Ele aponta ainda outras duas causas para os relatos de crescente salinização no Bailique, ambas associadas às mudanças climáticas.

A primeira é o aumento global no nível do mar, provocado pelo degelo das calotas polares. Segundo a Nasa (agência espacial americana), o nível médio do mar subiu cerca de 20 centímetros entre 1901 e 2018.

Cunha explica que, em todos os estuários (pontos onde o rio se encontra com o mar), há um jogo de forças entre o fluxo dos rios e as marés. Quando a maré sobe e o fluxo do rio diminui, a água salgada consegue avançar mais facilmente rio adentro, movimento que se inverte quando a maré baixa e o fluxo do rio aumenta.

Por isso, diz Cunha, o aumento do nível dos oceanos tende a alterar esse equilíbrio em favor do mar, fazendo com que a água salgada avance mais facilmente pelos rios.

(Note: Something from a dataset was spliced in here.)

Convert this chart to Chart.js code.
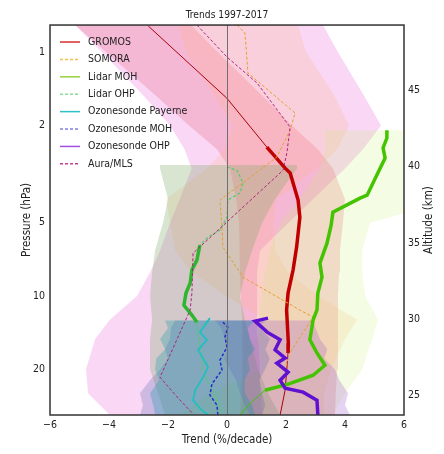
<!DOCTYPE html>
<html lang="en">
<head>
<meta charset="UTF-8" />
<title>Trends 1997-2017</title>
<script src="https://cdn.jsdelivr.net/npm/chart.js"></script>
<style>
  html, body { margin: 0; padding: 0; background: #fff; }
  canvas { display: block; }
</style>
</head>
<body>
<canvas id="chart" width="444" height="454"></canvas>
<script>
  // trend profiles: pressure (hPa) and trend (%/decade)
  const gromosP = [0.782, 1.543, 2.45, 2.99, 3.13, 4.04, 4.75, 6.3, 7.82, 9.72, 11.4, 15.6, 17.1, 24.3, 30.7];
  const gromosT = [-2.67, -0.01, 1.35, 1.97, 2.14, 2.41, 2.47, 2.36, 2.24, 2.07, 2.02, 2.08, 2.07, 1.97, 1.80];
  const somoraP = [0.775, 0.836, 1.219, 1.778, 2.088, 2.693, 4.04, 5.21, 6.30, 8.36, 11.4, 12.2, 17.3, 22.1];
  const somoraT = [0.34, 0.61, 0.71, 2.31, 2.14, 1.69, -0.24, -0.17, -0.14, 0.54, 2.47, 2.92, 2.10, 1.90];
  const lidarMohP = [2.09, 2.25, 2.47, 2.72, 3.19, 3.86, 3.97, 4.53, 5.12, 6.07, 7.32, 8.36, 9.72, 11.4, 12.5, 15.1, 17.1, 19.2, 21.1, 22.9, 24.3, 27.5, 30.7];
  const lidarMohT = [5.42, 5.42, 5.29, 5.36, 5.08, 4.75, 4.51, 3.59, 3.53, 3.39, 3.15, 3.22, 3.08, 3.05, 2.92, 2.81, 3.05, 3.32, 2.92, 2.10, 1.29, 0.78, 0.44];
  const lidarOhpP = [2.96, 3.05, 3.44, 3.78, 4.04, 4.75, 5.36, 5.73, 6.18, 7.12, 7.82, 8.85, 9.72, 10.9, 11.96, 12.79, 14.45, 19.54, 22.1, 26.7, 30.7];
  const lidarOhpT = [0, 0.34, 0.54, 0.44, 0.03, 0, -0.24, -0.64, -0.92, -1.02, -1.19, -1.25, -1.39, -1.46, -1.19, -1.02, -0.98, -0.81, -0.68, -0.34, -0.17];
  const payerneP = [12.31, 14.05, 15.1, 16.6, 19.54, 21.48, 24.3, 26.7, 29.3, 30.7];
  const payerneT = [-0.58, -0.92, -0.68, -0.98, -0.64, -0.81, -1.08, -1.15, -0.86, -0.64];
  const sondeMohP = [12.79, 13.4, 14.72, 16.2, 18.3, 20.1, 22.9, 25.45, 27.97, 30.7];
  const sondeMohT = [-0.14, 0.03, -0.07, 0, -0.24, -0.17, -0.51, -0.58, -0.34, -0.31];
  const sondeOhpP = [12.31, 12.66, 14.05, 15.1, 16.6, 17.95, 18.82, 20.49, 22.1, 23.83, 24.74, 26.7, 30.7];
  const sondeOhpT = [1.39, 0.95, 1.36, 1.80, 1.63, 1.97, 1.69, 2.07, 1.80, 1.97, 2.58, 3.05, 3.08];
  const auraP = [0.775, 1.048, 1.34, 2.03, 2.59, 3.05, 6.67, 9.72, 11.4, 21.5, 25.9, 30.4];
  const auraT = [-1.02, 0, 1.02, 2.14, 2.03, 1.90, -1.15, -1.19, -1.25, -2.27, -1.69, -1.15];

  // pressure ranges drawn with the thick line
  const gromosThick = [2.45, 17.1];
  const lidarMohThick = [2.09, 24.3];
  const lidarOhpThick = [6.18, 12.79];

  // uncertainty bands: pressure levels, lower and upper trend
  const bandP = [0.775, 1, 1.5, 2, 2.5, 3, 4, 5, 6.5, 8, 10, 12.5, 15, 20, 25, 30.7];
  const auraLo = [-5.15, -4.24, -2.85, -1.93, -1.44, -1.2, -1.6, -1.93, -2.27, -2.61, -3.05, -3.97, -4.47, -4.78, -4.71, -3.97];
  const auraHi = [3.25, 3.76, 4.63, 5.22, 4.61, 4.0, 2.92, 2.08, 1.12, 1.02, 1.02, 1.02, 1.05, 1.12, 1.15, 1.19];
  const gromosLo = [-5.15, -4.1, -2.44, -1.29, -0.34, 0.1, 0.31, 0.41, 0.44, 0.44, 0.47, 0.51, 0.54, 0.54, 0.51, 0.44];
  const gromosHi = [-1.22, -0.32, 1.17, 2.2, 3.08, 3.59, 4.0, 3.93, 3.83, 3.8, 3.76, 3.76, 3.76, 3.73, 3.69, 3.66];
  const somoraLo = [-1.66, -1.39, -0.44, 0.2, -0.07, -0.68, -2.07, -1.93, -1.76, -1.19, -0.03, 1.29, 0.95, 0.54, 0.44, 0.44];
  const somoraHi = [2.41, 2.68, 3.63, 4.14, 3.73, 3.05, 1.66, 1.59, 1.63, 2.07, 3.08, 4.41, 4.0, 3.53, 3.29, 3.29];
  const lidarMohBandP = [2.09, 2.5, 3, 4, 4.5, 5, 6.5, 8, 10, 12.5, 15, 20, 25, 30.7];
  const lidarMohLo = [3.32, 3.36, 3.15, 2.47, 2.1, 1.8, 1.46, 1.29, 1.19, 1.05, 1.05, 1.19, -0.58, -1.59];
  const lidarMohHi = [8.2, 7.6, 7.2, 6.5, 6.2, 4.85, 4.58, 4.58, 4.68, 5.12, 4.92, 4.58, 4.0, 3.59];
  const lidarOhpBandP = [2.9, 3, 4, 5, 6.5, 8, 10, 12.5, 15, 20, 25, 30.7];
  const lidarOhpLo = [-2.27, -2.27, -2.0, -2.17, -2.44, -2.54, -2.61, -2.54, -2.61, -2.61, -2.34, -2.1];
  const lidarOhpHi = [2.37, 2.37, 1.63, 1.19, 0.85, 0.61, 0.44, 0.61, 0.78, 1.05, 1.39, 1.8];
  const sondeBandP = [12.6, 13.5, 15, 16.5, 18, 20, 22, 25, 28, 30.7];
  const payerneLo = [-2.1, -2.0, -2.27, -2.1, -2.4, -2.44, -2.3, -2.61, -2.5, -2.44];
  const payerneHi = [0.95, 0.7, 0.78, 0.95, 0.7, 0.78, 0.6, 0.61, 0.85, 0.95];
  const sondeMohLo = [-1.76, -1.9, -1.93, -2.1, -2.0, -2.27, -2.6, -2.95, -2.85, -2.95];
  const sondeMohHi = [1.29, 1.1, 1.46, 1.3, 1.45, 1.29, 1.1, 1.19, 1.3, 1.19];
  const sondeOhpLo = [-0.41, -0.2, -0.07, 0.05, -0.1, 0.1, 0.3, 0.44, 0.6, 0.78];
  const sondeOhpHi = [2.92, 3.0, 3.15, 3.4, 3.3, 3.66, 3.8, 4.1, 4.0, 4.17];

  // axes
  const xTicks = [-6, -4, -2, 0, 2, 4, 6];
  const pTicks = [1, 2, 5, 10, 20];
  const altTicks = [25, 30, 35, 40, 45];

  const FONT = '"DejaVu Sans Condensed", "Liberation Sans", sans-serif';

  const pts = (t, p) => t.map((v, i) => ({ x: v, y: p[i] }));
  const band = (p, lo, hi) => pts(lo, p).concat(pts(hi, p).reverse());

  function inRange(range) {
    return ctx => {
      const d = ctx.chart.data.datasets[ctx.datasetIndex].data;
      const a = d[ctx.p0DataIndex].y, b = d[ctx.p1DataIndex].y;
      return a >= range[0] - 1e-6 && b <= range[1] + 1e-6;
    };
  }
  const gIn = inRange(gromosThick), mIn = inRange(lidarMohThick), oIn = inRange(lidarOhpThick);

  function bandSet(data, color, order) {
    return { data, fill: 'shape', backgroundColor: color, borderWidth: 0, pointRadius: 0, order };
  }

  const datasets = [
    bandSet(band(bandP, auraLo, auraHi), 'rgba(232,100,215,0.26)', 20),
    bandSet(band(bandP, gromosLo, gromosHi), 'rgba(225,60,80,0.2)', 19),
    bandSet(band(bandP, somoraLo, somoraHi), 'rgba(255,170,110,0.18)', 18),
    bandSet(band(lidarMohBandP, lidarMohLo, lidarMohHi), 'rgba(190,235,90,0.17)', 17),
    bandSet(band(lidarOhpBandP, lidarOhpLo, lidarOhpHi), 'rgba(115,165,90,0.28)', 16),
    bandSet(band(sondeBandP, sondeOhpLo, sondeOhpHi), 'rgba(150,70,200,0.24)', 15),
    bandSet(band(sondeBandP, sondeMohLo, sondeMohHi), 'rgba(70,90,170,0.24)', 14),
    bandSet(band(sondeBandP, payerneLo, payerneHi), 'rgba(0,150,170,0.28)', 13),
    {
      label: 'GROMOS', data: pts(gromosT, gromosP), order: 8,
      borderColor: '#a8000a', borderWidth: 1,
      segment: { borderWidth: c => gIn(c) ? 3.5 : 1, borderColor: c => gIn(c) ? '#c00000' : '#a8000a' },
      legendColor: '#e06060', legendWidth: 2, legendDash: []
    },
    {
      label: 'SOMORA', data: pts(somoraT, somoraP), order: 7,
      borderColor: '#e0a030', borderWidth: 1, borderDash: [3, 2],
      legendColor: '#f0c050', legendWidth: 1.5, legendDash: [3, 2]
    },
    {
      label: 'Lidar MOH', data: pts(lidarMohT, lidarMohP), order: 6,
      borderColor: '#44c400', borderWidth: 1,
      segment: { borderWidth: c => mIn(c) ? 3.5 : 1 },
      legendColor: '#9ad040', legendWidth: 1.5, legendDash: []
    },
    {
      label: 'Lidar OHP', data: pts(lidarOhpT, lidarOhpP), order: 5,
      borderColor: '#50cc70', borderWidth: 1.2, borderDash: [3, 2],
      segment: {
        borderWidth: c => oIn(c) ? 3.5 : 1.2,
        borderDash: c => oIn(c) ? [] : [3, 2],
        borderColor: c => oIn(c) ? '#2fb52f' : '#50cc70'
      },
      legendColor: '#88dd99', legendWidth: 1.5, legendDash: [3, 2]
    },
    {
      label: 'Ozonesonde Payerne', data: pts(payerneT, payerneP), order: 4,
      borderColor: '#20c0c0', borderWidth: 1.8,
      legendColor: '#30c0c8', legendWidth: 1.5, legendDash: []
    },
    {
      label: 'Ozonesonde MOH', data: pts(sondeMohT, sondeMohP), order: 3,
      borderColor: '#2030c8', borderWidth: 1.5, borderDash: [3, 2],
      legendColor: '#7f82e0', legendWidth: 1.5, legendDash: [3, 2]
    },
    {
      label: 'Ozonesonde OHP', data: pts(sondeOhpT, sondeOhpP), order: 2,
      borderColor: '#6010d0', borderWidth: 3.5,
      legendColor: '#a050e0', legendWidth: 1.5, legendDash: []
    },
    {
      label: 'Aura/MLS', data: pts(auraT, auraP), order: 1,
      borderColor: '#b02080', borderWidth: 1, borderDash: [3, 2],
      legendColor: '#c04090', legendWidth: 1.5, legendDash: [3, 2]
    }
  ];

  // frame, legend inside the plot, right-hand axis title
  const decor = {
    id: 'decor',
    afterDraw(chart) {
      const { ctx, chartArea: a } = chart;
      ctx.save();
      ctx.strokeStyle = '#333';
      ctx.lineWidth = 1.5;
      ctx.strokeRect(a.left, a.top, a.right - a.left, a.bottom - a.top);

      let y = a.top + 17;
      ctx.font = '10.5px ' + FONT;
      ctx.textBaseline = 'middle';
      chart.data.datasets.forEach(ds => {
        if (!ds.legendColor) return;
        ctx.strokeStyle = ds.legendColor;
        ctx.lineWidth = ds.legendWidth;
        ctx.setLineDash(ds.legendDash);
        ctx.beginPath();
        ctx.moveTo(a.left + 10, y);
        ctx.lineTo(a.left + 30, y);
        ctx.stroke();
        ctx.setLineDash([]);
        ctx.fillStyle = '#222';
        ctx.fillText(ds.label, a.left + 38, y);
        y += 17.4;
      });

      ctx.translate(a.right + 25, (a.top + a.bottom) / 2);
      ctx.rotate(-Math.PI / 2);
      ctx.font = '11.5px ' + FONT;
      ctx.textAlign = 'center';
      ctx.fillStyle = '#222';
      ctx.fillText('Altitude (km)', 0, 0);
      ctx.restore();
    }
  };

  new Chart(document.getElementById('chart'), {
    type: 'line',
    data: { datasets },
    options: {
      responsive: false,
      animation: false,
      devicePixelRatio: 1,
      events: [],
      layout: { padding: 0 },
      elements: { point: { radius: 0 }, line: { tension: 0 } },
      plugins: {
        legend: { display: false },
        tooltip: { enabled: false },
        title: {
          display: true, text: 'Trends 1997-2017', fullSize: false, color: '#222',
          font: { family: FONT, size: 10.2, weight: 'normal' },
          padding: { top: 8.8, bottom: 4 }
        }
      },
      scales: {
        x: {
          type: 'linear', min: -6, max: 6,
          afterBuildTicks: s => { s.ticks = xTicks.map(v => ({ value: v })); },
          afterFit: s => { s.height = 39; },
          ticks: {
            color: '#222', padding: 4, maxRotation: 0,
            font: { family: FONT, size: 10.5 },
            callback: v => v < 0 ? '\u2212' + Math.abs(v) : String(v)
          },
          grid: {
            z: 1, drawTicks: false, lineWidth: 1,
            color: c => c.tick && c.tick.value === 0 ? '#6f6f6f' : 'rgba(0,0,0,0)'
          },
          border: { display: false },
          title: {
            display: true, text: 'Trend (%/decade)', color: '#222',
            font: { family: FONT, size: 11.5 }, padding: { top: 0, bottom: 7.5 }
          }
        },
        y: {
          type: 'logarithmic', reverse: true, min: 0.775, max: 30.7, position: 'left',
          afterBuildTicks: s => { s.ticks = pTicks.map(v => ({ value: v })); },
          afterFit: s => { s.width = 50; },
          ticks: {
            color: '#222', padding: 5,
            font: { family: FONT, size: 10.5 },
            callback: v => String(v)
          },
          grid: { display: false, drawTicks: false },
          border: { display: false },
          title: {
            display: true, text: 'Pressure (hPa)', color: '#222',
            font: { family: FONT, size: 11.5 }, padding: { top: 20, bottom: 0 }
          }
        },
        y2: {
          type: 'linear', min: 23.7, max: 49.3, position: 'right',
          afterBuildTicks: s => { s.ticks = altTicks.map(v => ({ value: v })); },
          afterFit: s => { s.width = 40; },
          ticks: { color: '#222', padding: 4, font: { family: FONT, size: 10.5 } },
          grid: { display: false, drawTicks: false },
          border: { display: false }
        }
      }
    },
    plugins: [decor]
  });
</script>
</body>
</html>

É o que já pode estar ocorrendo na foz do Amazonas, segundo o pesquisador.

Outra possível explicação para o aumento da salinização no arquipélago do Bailique, segundo ele, é a elevação das temperaturas na região, outro efeito das mudanças climáticas.

O calor mais forte amplia a evaporação, o que por sua vez acelera a circulação de ar e permite que ventos transportem mais sal que estava nos oceanos para o continente.

Cunha afirma que as mudanças em curso na foz do Amazonas precisam ser mais estudadas, especialmente os impactos do avanço no nível do mar. Segundo ele, a região é extremamente sensível a alterações – e como seus rios e lagos estão conectados, uma mudança num ponto qualquer pode provocar consequências a vários quilômetros dali.

Até o fim deste século, prevê-se que o nível médio dos oceanos possa subir entre 0,6 m e 1,1 m em relação aos padrões pré-industriais a depender do ritmo das emissões de gases causadores do efeito estufa.

As transformações no arquipélago do Bailique jogam luz sobre uma das possíveis consequências das mudanças climáticas para populações costeiras. Sabe-se que a elevação do nível do mar tende a inundar muitas regiões litorâneas, forçando suas populações a migrar.

Para muitas comunidades em estuários, porém, escapar das inundações talvez não seja suficiente, pois pode faltar água doce para abastecê-las.